Amor engarrafado
*Mariana Londres
Na correria ao sair, tive que improvisar e pedi à minha mãe um vinho que eu pudesse levar de presente em uma festa de despedida.
Ela me entregou um Tokaji 1988 junto com uma recomendação clara: “Explique a ele que é um vinho de sobremesa, doce, tem que saber tomar.” (Mães têm um sexto sentido).
Levei a doçura engarrafada à festa, para que o futuro dono levasse a São Paulo, onde começaria uma nova vida. E, com sorte, lembrasse de mim ao abrir a garrafa.
Não imaginei que a despedida era, na verdade, um encontro. O dono da garrafa não levou apenas os 500 ml da “raridade absoluta” – como o Tokaji Aszú Eszencia é descrito na internet – até a maior cidade da América Latina.
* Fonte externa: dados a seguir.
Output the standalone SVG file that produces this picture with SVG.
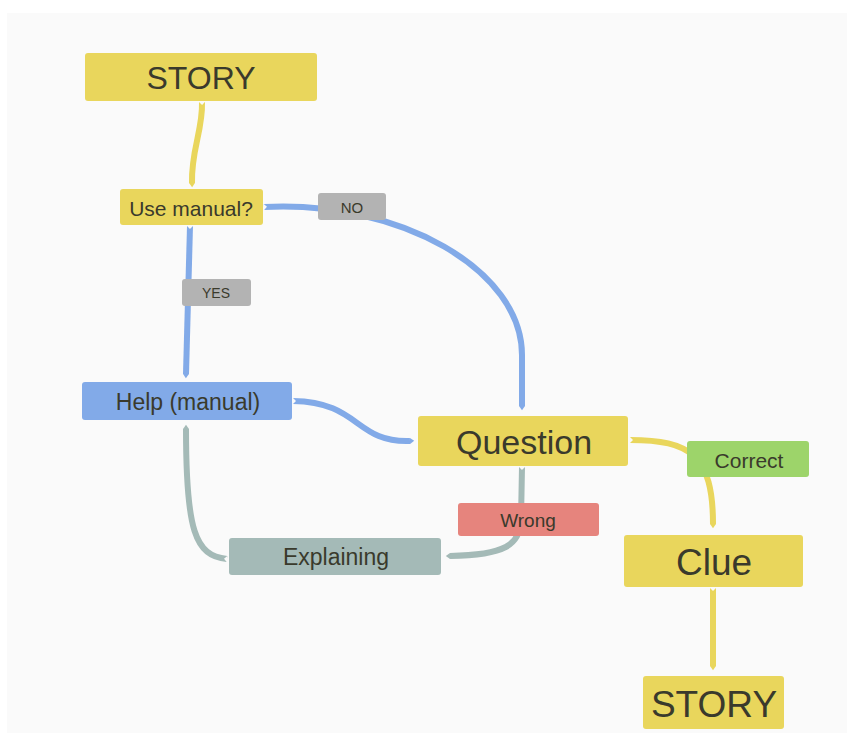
<svg xmlns="http://www.w3.org/2000/svg" width="851" height="733" viewBox="0 0 851 733">
<style>
.t{font-family:"Liberation Sans",Arial,sans-serif;fill:#3a3a2c;text-anchor:middle;dominant-baseline:central}
.y{fill:#e9d65c}
.b{fill:#82aae8}
.g{fill:#b3b3b3}
.r{fill:#e6847d}
.s{fill:#a4bab7}
.gr{fill:#9dd46a}
.c{fill:none;stroke-width:6;stroke-linecap:butt}
.cy{stroke:#e9d65c}
.cb{stroke:#82aae8}
.cs{stroke:#a4bab7}
</style>
<defs>
<marker id="ty" viewBox="0 0 10 10" refX="0" refY="5" markerWidth="1" markerHeight="1" orient="auto" markerUnits="strokeWidth"><path d="M0,0 L7,5 L0,10Z" fill="#e9d65c"/></marker>
<marker id="tb" viewBox="0 0 10 10" refX="0" refY="5" markerWidth="1" markerHeight="1" orient="auto" markerUnits="strokeWidth"><path d="M0,0 L7,5 L0,10Z" fill="#82aae8"/></marker>
<marker id="ts" viewBox="0 0 10 10" refX="0" refY="5" markerWidth="1" markerHeight="1" orient="auto" markerUnits="strokeWidth"><path d="M0,0 L7,5 L0,10Z" fill="#a4bab7"/></marker>
<marker id="n" viewBox="0 0 10 10" refX="0" refY="5" markerWidth="1" markerHeight="1" orient="auto" markerUnits="strokeWidth"><path d="M-1,-1 L5,5 L-1,11Z" fill="#fafafa"/></marker>
</defs>
<rect x="0" y="0" width="851" height="733" fill="#ffffff"/>
<rect x="7" y="13" width="840" height="720" fill="#fafafa"/>
<g id="connectors">
<path class="c cy" d="M202,102 C203,130 191,150 192,183" marker-start="url(#n)" marker-end="url(#ty)"/>
<path class="c cb" d="M264,207 C400,200 522,270 522,355 L522,406" marker-start="url(#n)" marker-end="url(#tb)"/>
<path class="c cb" d="M190,226 L186,374" marker-start="url(#n)" marker-end="url(#tb)"/>
<path class="c cb" d="M293,401 C360,402 355,443 410,441" marker-start="url(#n)" marker-end="url(#tb)"/>
<path class="c cs" d="M522,467 L521,520 C520,545 505,555 450,556" marker-start="url(#n)" marker-end="url(#ts)"/>
<path class="c cs" d="M227,559 C195,556 186,530 186,429" marker-start="url(#n)" marker-end="url(#ts)"/>
<path class="c cy" d="M630,440 C690,440 713,455 713,524" marker-start="url(#n)" marker-end="url(#ty)"/>
<path class="c cy" d="M713,588 L713,666" marker-start="url(#n)" marker-end="url(#ty)"/>
</g>
<g id="story1"><rect class="y" x="85" y="53" width="232" height="48" rx="3"/><text class="t" x="201" y="78" font-size="32">STORY</text></g>
<g id="usemanual"><rect class="y" x="120" y="189" width="143" height="36" rx="3"/><text class="t" x="191" y="208" font-size="21">Use manual?</text></g>
<g id="no"><rect class="g" x="318" y="193" width="68" height="27" rx="3"/><text class="t" x="352" y="207" font-size="15">NO</text></g>
<g id="yes"><rect class="g" x="182" y="279" width="69" height="27" rx="3"/><text class="t" x="216" y="293" font-size="14">YES</text></g>
<g id="help"><rect class="b" x="82" y="382" width="210" height="38" rx="3"/><text class="t" x="188" y="402" font-size="23">Help (manual)</text></g>
<g id="question"><rect class="y" x="418" y="416" width="210" height="50" rx="3"/><text class="t" x="524" y="442" font-size="34">Question</text></g>
<g id="wrong"><rect class="r" x="458" y="503" width="141" height="33" rx="3"/><text class="t" x="528" y="520" font-size="19">Wrong</text></g>
<g id="explaining"><rect class="s" x="229" y="538" width="212" height="37" rx="3"/><text class="t" x="336" y="557" font-size="23">Explaining</text></g>
<g id="correct"><rect class="gr" x="687" y="441" width="122" height="36" rx="3"/><text class="t" x="749" y="460" font-size="21">Correct</text></g>
<g id="clue"><rect class="y" x="624" y="535" width="179" height="52" rx="3"/><text class="t" x="714" y="562" font-size="37">Clue</text></g>
<g id="story2"><rect class="y" x="643" y="676" width="141" height="53" rx="3"/><text class="t" x="714" y="704" font-size="37">STORY</text></g>
</svg>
Levou a mim também, seis meses depois.
Guardamos o Tokaji 1988, nosso primeiro bem comum, com toda a paciência de quem cultiva o amor de todos os dias. Esperando o vinho maturar, chegar ao seu ápice, para ser aberto.
O tempo foi passando e nunca tivemos coragem de abrir a garrafa, para não quebrar o encanto. A iguaria húngara, afinal, tinha nos unido.
Passados exatos vinte anos da despedida/encontro mantemos as dúvidas. Beber o Tokaji e correr o risco de ter uma decepção? Beber e trocar por outro vinho vinte anos mais jovem para abrir no futuro? Guardar para as bodas de prata? Ou nunca beber?